Course-level controls to protect academic integrity
To prevent over-reliance on AI grading, we introduced course-level controls for AI-Assisted Grading. This allowed instructors to set expectations for when AI assistance was appropriate, maintain consistency across grading teams, and reinforce that AI was a tool (not a default shortcut). This decision directly addressed concerns raised in interviews about misuse and pedagogical drift.
Editable and regenerable rubric criteria
Recognizing that AI-generated rubrics would rarely be “perfect,” we designed editing tools that allowed instructors to review and refine generated criteria, regenerate criteria when prompts or expectations changed and fully override AI suggestions with manual inputs. This reinforced a sense of ownership and aligned the system with instructors’ existing mental models of grading.

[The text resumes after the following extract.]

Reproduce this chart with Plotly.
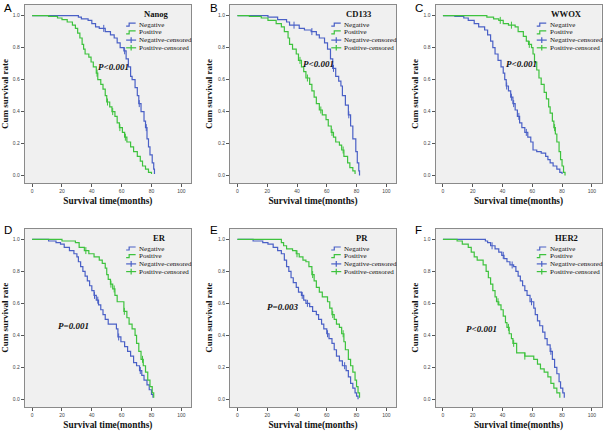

Consistent branding of AI features
To avoid confusion and build recognition, I helped define a product-wide AI design language, including distinct iconography and color treatments, systematic tagging of AI-assisted elements and clear labeling that differentiated AI recommendations from instructor decisions. This ensured instructors could quickly identify when AI was involved without needing to second-guess system behavior.
Ability to revert to manual grading
At any point, instructors could revert to manual grading, which would supersede AI recommendations. This removed AI influence from the workflow and reinforced trust during edge cases or high-stakes assessments. Rather than treating manual grading as a fallback, we intentionally designed it as an equal, respected path.

Outcomes

impact
This project resulted in a major success for instructors and the Catalyst team. For instructors, AI-assisted grading reduced grading effort while maintaining instructor confidence and consistency in grading. For Catalyst, this feature established a scalable and ethical standard for AI-assisted workflows, increased instructor trust by prioritizing transparency and control, and created a reusable design framework for future AI features.
reflection
This project reinforced that designing AI features is less about automation of key workflows and more about intentional integration to help instructors make informed decisions. By clearly defining what AI could (and could not) do, we created a system that respected instructors’ expertise while still delivering meaningful assistance.The result was not just a feature, but a design philosophy for AI-assisted tools grounded in trust, clarity, and human judgment.